Northwestern Medicine scientists have uncovered new details explaining how poxviruses manipulate host cells to enhance their own protein production, according to a study published in Cell Reports.
Poxviruses are a family of large, double-stranded DNA viruses, which include variola virus (smallpox), monkeypox virus, and others, that infect both humans and animals. These viruses are unusual in that they replicate entirely in the cytoplasm of host cells and form large DNA-filled replication compartments. To evade antiviral response pathways in its host, the virus encodes nearly 100 immunomodulatory proteins as it spreads.
While previous research from the laboratory of Derek Walsh, PhD, professor of Microbiology-Immunology, showed how poxviruses encode proteins to combat host immune responses, less is currently known about how the viruses hijack host ribosomes to create viral proteins.

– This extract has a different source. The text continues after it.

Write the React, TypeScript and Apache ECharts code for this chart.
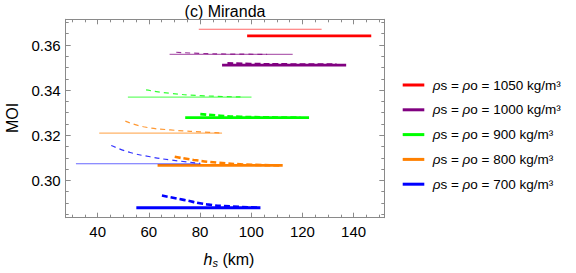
import React, { useEffect, useRef } from "react";
import * as echarts from "echarts";

// ---- data ----
const densities = [1050, 1000, 900, 800, 700];
const lineColors = ["#ff0000", "#800080", "#00ff00", "#ff8000", "#0000ff"];

const thinStart = [79.5, 68.1, 51.8, 40.6, 31.5];
const thinEnd = [127.5, 116.2, 100.1, 88.6, 80.1];
const thinMOI = [0.367, 0.3559, 0.3369, 0.321, 0.3074];

const thickStart = [98.4, 88.6, 74.2, 63.4, 55.1];
const thickEnd = [146.9, 137.1, 122.6, 112.3, 103.6];
const thickMOI = [0.3641, 0.3511, 0.3278, 0.3067, 0.2879];

const thinDashed1000 = [[70.7, 0.3568], [80.1, 0.3563], [91.9, 0.356], [106.2, 0.3559]];
const thinDashed900 = [[58.9, 0.3401], [68.4, 0.3386], [80.1, 0.3376], [95.8, 0.337]];
const thinDashed800 = [[50.8, 0.3263], [57.9, 0.3238], [68.4, 0.3224], [84.0, 0.3213], [88.3, 0.321]];
const thinDashed700 = [[45.3, 0.3155], [52.7, 0.3124], [60.5, 0.3105], [68.4, 0.3091], [80.1, 0.3076]];

const thickDashed1000 = [[90.7, 0.3519], [99.7, 0.3516], [115.3, 0.3514], [133.3, 0.3513]];
const thickDashed900 = [[80.1, 0.3294], [87.9, 0.3287], [95.8, 0.3282], [111.4, 0.3279], [119.3, 0.3278]];
const thickDashed800 = [[70.1, 0.3105], [77.5, 0.3091], [86.7, 0.3079], [96.9, 0.3071], [111.4, 0.3067]];
const thickDashed700 = [[65.1, 0.2933], [73.6, 0.2914], [82.7, 0.2894], [91.9, 0.2885], [102.8, 0.288]];

const thinDashed: number[][][] = [[], thinDashed1000, thinDashed900, thinDashed800, thinDashed700];
const thickDashed: number[][][] = [[], thickDashed1000, thickDashed900, thickDashed800, thickDashed700];

const xMajor = [40, 60, 80, 100, 120, 140];
const xMinor = [30, 35, 45, 50, 55, 65, 70, 75, 85, 90, 95, 105, 110, 115, 125, 130, 135, 145, 150];
const yMajor = [0.3, 0.32, 0.34, 0.36];
const yMinor = [0.285, 0.29, 0.295, 0.305, 0.31, 0.315, 0.325, 0.33, 0.335, 0.345, 0.35, 0.355, 0.365, 0.37];

const xMin = 27.5, xMax = 152;
const yMin = 0.2835, yMax = 0.3714;

const FONT = "Liberation Sans, Arial, sans-serif";
const FRAME = "#8a8a8a";

function xAxis(position: "top" | "bottom", ticks: number[], len: number, labels: boolean, line: boolean) {
  return {
    type: "value",
    position,
    min: xMin,
    max: xMax,
    axisLine: { show: line, onZero: false, lineStyle: { color: FRAME, width: 1 } },
    axisTick: { show: true, inside: true, length: len, customValues: ticks, lineStyle: { color: FRAME } },
    axisLabel: labels
      ? { show: true, customValues: xMajor, margin: 6, fontSize: 15, color: "#000", fontFamily: FONT, formatter: (v: number) => String(v) }
      : { show: false },
    splitLine: { show: false },
  };
}
function yAxis(position: "left" | "right", ticks: number[], len: number, labels: boolean, line: boolean) {
  return {
    type: "value",
    position,
    min: yMin,
    max: yMax,
    axisLine: { show: line, onZero: false, lineStyle: { color: FRAME, width: 1 } },
    axisTick: { show: true, inside: true, length: len, customValues: ticks, lineStyle: { color: FRAME } },
    axisLabel: labels
      ? { show: true, customValues: yMajor, margin: 5, fontSize: 15, color: "#000", fontFamily: FONT, formatter: (v: number) => v.toFixed(2) }
      : { show: false },
    splitLine: { show: false },
  };
}

export default function App() {
  const ref = useRef<HTMLDivElement>(null);
  useEffect(() => {
    if (!ref.current) return;
    const chart = echarts.init(ref.current, undefined, { renderer: "svg" });
    const series: any[] = [];
    densities.forEach((d, i) => {
      const c = lineColors[i];
      series.push({
        type: "line", name: d + " thin", xAxisIndex: 0, yAxisIndex: 0, showSymbol: false, silent: true,
        data: [[thinStart[i], thinMOI[i]], [thinEnd[i], thinMOI[i]]],
        lineStyle: { color: c, width: 1.2, opacity: 0.6 },
      });
      if (thinDashed[i].length)
        series.push({
          type: "line", name: d + " thin dashed", xAxisIndex: 0, yAxisIndex: 0, showSymbol: false, smooth: true, silent: true,
          data: thinDashed[i],
          lineStyle: { color: c, width: 1.2, type: [5, 4], opacity: 0.8 },
        });
      series.push({
        type: "line", name: d + " thick", xAxisIndex: 0, yAxisIndex: 0, showSymbol: false, silent: true,
        data: [[thickStart[i], thickMOI[i]], [thickEnd[i], thickMOI[i]]],
        lineStyle: { color: c, width: 2.8 },
      });
      if (thickDashed[i].length)
        series.push({
          type: "line", name: d + " thick dashed", xAxisIndex: 0, yAxisIndex: 0, showSymbol: false, smooth: true, silent: true,
          data: thickDashed[i],
          lineStyle: { color: c, width: 2.6, type: [6, 3] },
        });
    });

    const legendTop = 85;
    const legendGap = 24.8;
    const graphic: any[] = [
      {
        type: "text", x: 225, y: 3,
        style: { text: "(c) Miranda", fontSize: 16, fontFamily: FONT, fill: "#000", textAlign: "center" },
      },
      {
        type: "text", x: 4, y: 118, rotation: Math.PI / 2,
        style: { text: "MOI", fontSize: 16, fontFamily: FONT, fill: "#000", textAlign: "center", textVerticalAlign: "top" },
      },
      {
        type: "text", x: 229, y: 259,
        style: {
          text: "{i|h}{s|s}{n| (km)}",
          textAlign: "center",
          textVerticalAlign: "middle",
          rich: {
            i: { fontSize: 16, fontStyle: "italic", fontFamily: FONT, fill: "#000", lineHeight: 20, verticalAlign: "middle" },
            s: { fontSize: 11, fontStyle: "italic", fontFamily: FONT, fill: "#000", lineHeight: 11, padding: [8, 0, 0, 0], verticalAlign: "middle" },
            n: { fontSize: 16, fontFamily: FONT, fill: "#000", lineHeight: 20, verticalAlign: "middle" },
          },
        },
      },
    ];
    densities.forEach((d, i) => {
      const y = legendTop + i * legendGap;
      graphic.push({
        type: "line", shape: { x1: 402.7, y1: y, x2: 424.3, y2: y },
        style: { stroke: lineColors[i], lineWidth: 3 },
      });
      graphic.push({
        type: "text", x: 432.7, y: y,
        style: {
          text: `{it|ρ}{n|s = }{it|ρ}{n|o = ${d} kg/m³}`,
          textVerticalAlign: "middle",
          rich: {
            it: { fontSize: 13.5, fontStyle: "italic", fontFamily: FONT, fill: "#000" },
            n: { fontSize: 13.5, fontFamily: FONT, fill: "#000" },
          },
        },
      });
    });

    chart.setOption({
      animation: false,
      backgroundColor: "#fff",
      grid: { left: 65.7, top: 19.3, right: 191.7, bottom: 55.3, containLabel: false },
      xAxis: [
        xAxis("bottom", xMajor, 5, true, true),
        xAxis("bottom", xMinor, 3, false, false),
        xAxis("top", xMajor, 5, false, true),
        xAxis("top", xMinor, 3, false, false),
      ],
      yAxis: [
        yAxis("left", yMajor, 5, true, true),
        yAxis("left", yMinor, 3, false, false),
        yAxis("right", yMajor, 5, false, true),
        yAxis("right", yMinor, 3, false, false),
      ],
      series,
      graphic,
    });
    return () => chart.dispose();
  }, []);
  return <div ref={ref} style={{ position: "fixed", left: 0, top: 0, width: 576, height: 273 }} />;
}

“Ribosomes are very large macromolecular machines that very rapidly and precisely decode mRNA into protein. For a long time, they’ve been viewed as kind of ‘dumb code-reading machines’ that don’t have any particular role in controlling translational specification,” said Walsh, who was senior author of the current study. “However, it is becoming clear that ribosomes can change in terms of structure and function, either through changes in their subunit composition or post-translational modifications to ribosomal subunit proteins, or a combination of both.”
In the study, investigators utilized quantitative proteomics and cryoelectron microscopy to track ribosomal subunit proteins (RPs) during poxvirus infection. They found that poxviruses do not alter the composition of ribosomal subunit proteins (RPs). However, the infection did modify the underlying molecular structure of the ribosome, leading to increased poxvirus protein translation.

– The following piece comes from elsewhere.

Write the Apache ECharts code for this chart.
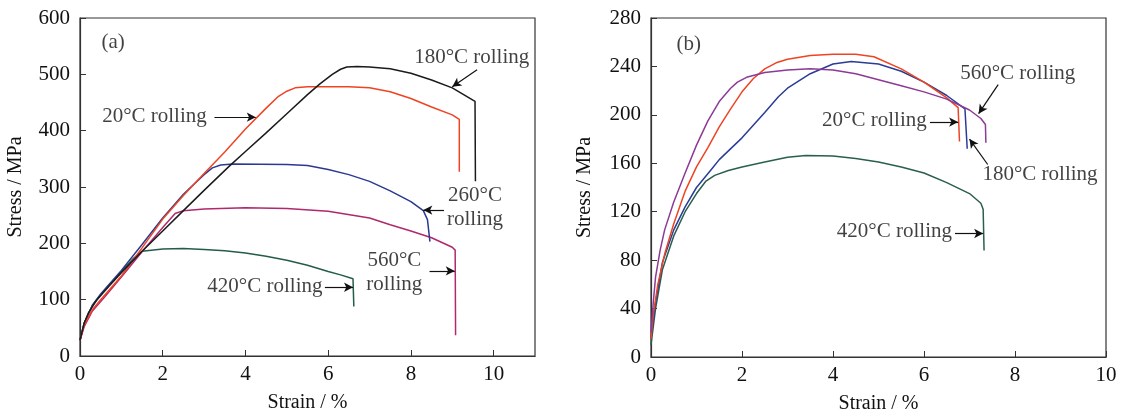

Genetic knockout screens coupled with metabolic assays identified two key RPs—RACK1 and RPLP2—as regulators of late poxvirus mRNA translation.

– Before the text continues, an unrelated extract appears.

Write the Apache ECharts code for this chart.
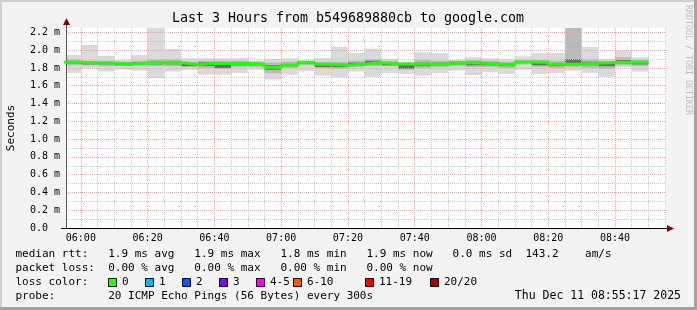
<!DOCTYPE html>
<html>
<head>
<meta charset="utf-8">
<script src="https://cdn.jsdelivr.net/npm/echarts@6/dist/echarts.min.js"></script>
<style>html,body{margin:0;padding:0;background:#f3f3f3}#c{width:697px;height:310px}</style>
</head>
<body>
<div id="c"></div>
<script>
// ---- data (ms) ----
const stepStart = ['05:55','06:00','06:05','06:10','06:15','06:20','06:25','06:30','06:35','06:40','06:45','06:50','06:55',
  '07:00','07:05','07:10','07:15','07:20','07:25','07:30','07:35','07:40','07:45','07:50','07:55',
  '08:00','08:05','08:10','08:15','08:20','08:25','08:30','08:35','08:40','08:45'];
const stepEnd = '08:50';
const median = [1.864,1.858,1.856,1.845,1.856,1.858,1.860,1.838,1.852,1.850,1.852,1.842,1.807,1.830,1.864,1.841,1.830,1.845,1.860,1.845,1.845,1.845,1.845,1.860,1.856,1.845,1.830,1.867,1.864,1.841,1.845,1.852,1.860,1.864,1.864];
const smokeMax = [1.946,2.058,1.935,1.890,1.946,2.250,2.013,1.909,1.909,1.909,1.909,1.882,1.900,1.909,1.882,1.909,2.036,1.968,2.017,1.900,1.871,1.976,1.968,1.890,1.920,1.909,1.900,1.930,1.968,1.968,2.250,2.036,1.900,1.995,1.920];
const smokeMin = [1.744,1.800,1.759,1.780,1.770,1.684,1.759,1.780,1.725,1.725,1.744,1.780,1.669,1.725,1.763,1.714,1.695,1.759,1.700,1.740,1.733,1.714,1.740,1.770,1.720,1.751,1.733,1.780,1.733,1.740,1.770,1.744,1.700,1.807,1.759];
const midHi = [1.900,1.880,1.880,1.870,1.880,1.900,1.900,1.870,1.880,1.880,1.880,1.870,1.860,1.870,1.880,1.870,1.870,1.880,1.900,1.880,1.860,1.890,1.880,1.880,1.890,1.880,1.870,1.890,1.890,1.880,2.250,1.900,1.880,1.920,1.890];
const midLo = [1.830,1.830,1.820,1.820,1.820,1.820,1.820,1.810,1.800,1.790,1.810,1.810,1.740,1.800,1.830,1.800,1.790,1.810,1.820,1.820,1.780,1.800,1.810,1.820,1.810,1.810,1.800,1.840,1.810,1.800,1.810,1.800,1.790,1.830,1.820];
const innerHi = [1.875,1.865,1.865,1.855,1.865,1.870,1.875,1.850,1.865,1.860,1.860,1.850,1.830,1.845,1.870,1.855,1.845,1.860,1.880,1.860,1.835,1.860,1.860,1.870,1.870,1.860,1.850,1.875,1.875,1.855,1.900,1.870,1.865,1.890,1.875];
const innerLo = [1.850,1.840,1.840,1.830,1.840,1.840,1.840,1.820,1.820,1.800,1.830,1.830,1.780,1.820,1.850,1.810,1.810,1.830,1.840,1.830,1.790,1.820,1.830,1.840,1.830,1.830,1.820,1.855,1.830,1.820,1.830,1.830,1.820,1.850,1.840];
const xTickLabels = ['06:00','06:20','06:40','07:00','07:20','07:40','08:00','08:20','08:40'];
const xGridTimes = ['06:00','06:05','06:10','06:15','06:20','06:25','06:30','06:35','06:40','06:45','06:50','06:55',
  '07:00','07:05','07:10','07:15','07:20','07:25','07:30','07:35','07:40','07:45','07:50','07:55',
  '08:00','08:05','08:10','08:15','08:20','08:25','08:30','08:35','08:40','08:45','08:50','08:55'];
const yTicks = [0,0.2,0.4,0.6,0.8,1.0,1.2,1.4,1.6,1.8,2.0,2.2];
const yGrid = [0,0.1,0.2,0.3,0.4,0.5,0.6,0.7,0.8,0.9,1.0,1.1,1.2,1.3,1.4,1.5,1.6,1.7,1.8,1.9,2.0,2.1,2.2];
const xRange = ['05:55:33','08:55:17'];
const yMax = 2.249;

// ---- helpers ----
function toMin(s){const p=s.split(':').map(Number);return p[0]*60+p[1]+(p[2]||0)/60;}
function fmtMin(v){const h=Math.floor(v/60+1e-6),m=Math.round(v-h*60);return String(h).padStart(2,'0')+':'+String(m).padStart(2,'0');}
const starts = stepStart.map(toMin);
const ends = starts.slice(1).concat([toMin(stepEnd)]);
function band(lo,hi){return starts.map((s,i)=>[s,ends[i],lo[i],hi[i]]);}
function rectRender(color){
  return function(params, api){
    const a = api.coord([api.value(0), api.value(3)]);
    const b = api.coord([api.value(1), api.value(2)]);
    return {type:'rect', shape:{x:a[0], y:a[1], width:b[0]-a[0], height:b[1]-a[1]}, style:{fill:color}};
  };
}
const medianData = starts.map((s,i)=>[s, median[i]]).concat([[ends[ends.length-1], median[median.length-1]]]);

const FONT = 'DejaVu Sans Mono';
const MGRID = '#f0a0a0';
const GRID = '#c8c8c8';
const xmin = toMin(xRange[0]), xmax = toMin(xRange[1]);

const chart = echarts.init(document.getElementById('c'), null, {renderer:'canvas'});
const L = 66, T = 28, W = 600, H = 200;

const lossItems = [
  {x:108.5, c:'#26ff00', t:'0'},
  {x:145.5, c:'#00b8ff', t:'1'},
  {x:182.5, c:'#0059ff', t:'2'},
  {x:219.5, c:'#7e00ff', t:'3'},
  {x:256.5, c:'#ff00ff', t:'4-5'},
  {x:293.5, c:'#ff5500', t:'6-10'},
  {x:365.5, c:'#ff0000', t:'11-19'},
  {x:430.5, c:'#a10000', t:'20/20'}
];
const graphics = [
  {type:'rect', shape:{x:0,y:0,width:697,height:2}, style:{fill:'#cfcfcf'}, silent:true},
  {type:'rect', shape:{x:0,y:0,width:2,height:310}, style:{fill:'#cfcfcf'}, silent:true},
  {type:'rect', shape:{x:694,y:0,width:3,height:310}, style:{fill:'#a2a2a2'}, silent:true},
  {type:'rect', shape:{x:0,y:307,width:697,height:3}, style:{fill:'#a2a2a2'}, silent:true},
  {type:'text', x:348, y:19, style:{text:'Last 3 Hours from b549689880cb to google.com', font:'13.3px "'+FONT+'"', fill:'#000', align:'center', verticalAlign:'middle'}},
  {type:'text', x:688, y:60, rotation:-Math.PI/2, style:{text:'RRDTOOL / TOBI OETIKER', font:'8.3px "'+FONT+'"', fill:'#bdbdbd', align:'center', verticalAlign:'middle'}},
  {type:'text', x:11, y:128, rotation:Math.PI/2, style:{text:'Seconds', font:'11px "'+FONT+'"', fill:'#000', align:'center', verticalAlign:'middle'}},
  // axis extensions & arrows
  {type:'line', shape:{x1:61, y1:228.5, x2:L, y2:228.5}, style:{stroke:'#000', lineWidth:1}, z:10},
  {type:'line', shape:{x1:L+W, y1:228.5, x2:670, y2:228.5}, style:{stroke:'#000', lineWidth:1}, z:10},
  {type:'line', shape:{x1:L+0.5, y1:T, x2:L+0.5, y2:21}, style:{stroke:'#555', lineWidth:1}, z:10},
  {type:'polygon', shape:{points:[[667,225],[674,228.5],[667,232]]}, style:{fill:'#8b0000'}, z:10},
  {type:'polygon', shape:{points:[[63,25],[66.5,18],[70,25]]}, style:{fill:'#8b0000'}, z:10},
  {type:'text', x:15.5, y:254, style:{text:'median rtt:   1.9 ms avg   1.9 ms max   1.8 ms min   1.9 ms now   0.0 ms sd  143.2    am/s', font:'11px "'+FONT+'"', fill:'#000', verticalAlign:'middle'}},
  {type:'text', x:15.5, y:268, style:{text:'packet loss:  0.00 % avg   0.00 % max   0.00 % min   0.00 % now', font:'11px "'+FONT+'"', fill:'#000', verticalAlign:'middle'}},
  {type:'text', x:15.5, y:282, style:{text:'loss color:', font:'11px "'+FONT+'"', fill:'#000', verticalAlign:'middle'}},
  {type:'text', x:15.5, y:296, style:{text:'probe:        20 ICMP Echo Pings (56 Bytes) every 300s', font:'11px "'+FONT+'"', fill:'#000', verticalAlign:'middle'}},
  {type:'text', x:681, y:296, style:{text:'Thu Dec 11 08:55:17 2025', font:'11.5px "'+FONT+'"', fill:'#000', align:'right', verticalAlign:'middle'}}
];
lossItems.forEach(it=>{
  graphics.push({type:'rect', shape:{x:it.x, y:278.5, width:8, height:8}, style:{fill:it.c, stroke:'#000', lineWidth:1}});
  graphics.push({type:'text', x:it.x+13.5, y:282, style:{text:it.t, font:'11px "'+FONT+'"', fill:'#000', verticalAlign:'middle'}});
});

const option = {
  backgroundColor:'#f3f3f3',
  animation:false,
  grid:{left:L, top:T, width:W, height:H, show:true, backgroundColor:'#ffffff', borderWidth:0, containLabel:false, outerBoundsMode:'none'},
  xAxis:{type:'value', min:xmin, max:xmax, z:3,
     axisLine:{show:true, lineStyle:{color:'#000', width:1}},
     axisTick:{show:false, customValues:xGridTimes.map(toMin)},
     axisLabel:{customValues:xTickLabels.map(toMin), formatter:fmtMin, color:'#000', fontFamily:FONT, fontSize:10, margin:5},
     splitLine:{show:true, showMinLine:true, showMaxLine:true, lineStyle:{color:[MGRID, GRID, GRID, GRID], type:[1,1], width:1}}},
  yAxis:{type:'value', min:0, max:yMax, z:3,
     axisLine:{show:true, lineStyle:{color:'#555', width:1}},
     axisTick:{show:false, customValues:yGrid},
     axisLabel:{customValues:yTicks, align:'left', margin:36, color:'#000', fontFamily:FONT, fontSize:10,
       formatter:v=> v===0 ? '0.0' : v.toFixed(1)+' m'},
     splitLine:{show:true, showMinLine:true, showMaxLine:true, lineStyle:{color:[MGRID, GRID], type:[1,1], width:1}}},
  series:[
    {type:'custom', name:'smoke-outer', z:2, clip:true, renderItem:rectRender('#dadada'), encode:{x:[0,1], y:[2,3]}, data:band(smokeMin, smokeMax)},
    {type:'custom', name:'smoke-mid', z:2, clip:true, renderItem:rectRender('#bababa'), encode:{x:[0,1], y:[2,3]}, data:band(midLo, midHi)},
    {type:'custom', name:'smoke-inner', z:2, clip:true, renderItem:rectRender('#6a6a6a'), encode:{x:[0,1], y:[2,3]}, data:band(innerLo, innerHi)},
    {type:'line', name:'median', z:4, step:'end', showSymbol:false, symbol:'none', clip:true,
     lineStyle:{color:'#22ff00', width:3}, data:medianData}
  ],
  graphic:graphics
};
chart.setOption(option);
</script>
</body>
</html>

“We showed that the RP composition does not change but the structural organization of the 40S head domain does, driven by phosphorylation of proteins such as RACK1,” Walsh said. “In addition, CRISPR knockout screens showed that beyond RACK1, another ribosomal protein, RPLP2, is also important. RPLP2 is a component of an unusual extension to the ribosome called the P-stalk, and this discovery adds to our understanding of its role in translation.”
Together, the findings shed new light on the intricate mechanisms by which poxviruses manipulate host cells to enhance their own protein production.
Moving forward, the Walsh lab will continue to study exactly how RPLP2 functions to better understand how poxviruses tailor ribosomes to their own needs.
Natalia Khalatyan and Daphne Cornish, both PhD students in the Driskill Graduate Program in Life Sciences, were co-authors of the study.
“It is incredibly fascinating that even the smallest changes make such a big impact. Especially with something like the ribosome that is often overlooked,” Khalatyan said. “Viruses are smart, so we have a lot yet to learn from them when it comes to our own biology.”
This study was supported by funding from the National Institutes of Health under grants R01AI165236, R21AI174864, S10OD032464-01A1, R35GM133772 and R01AI127456.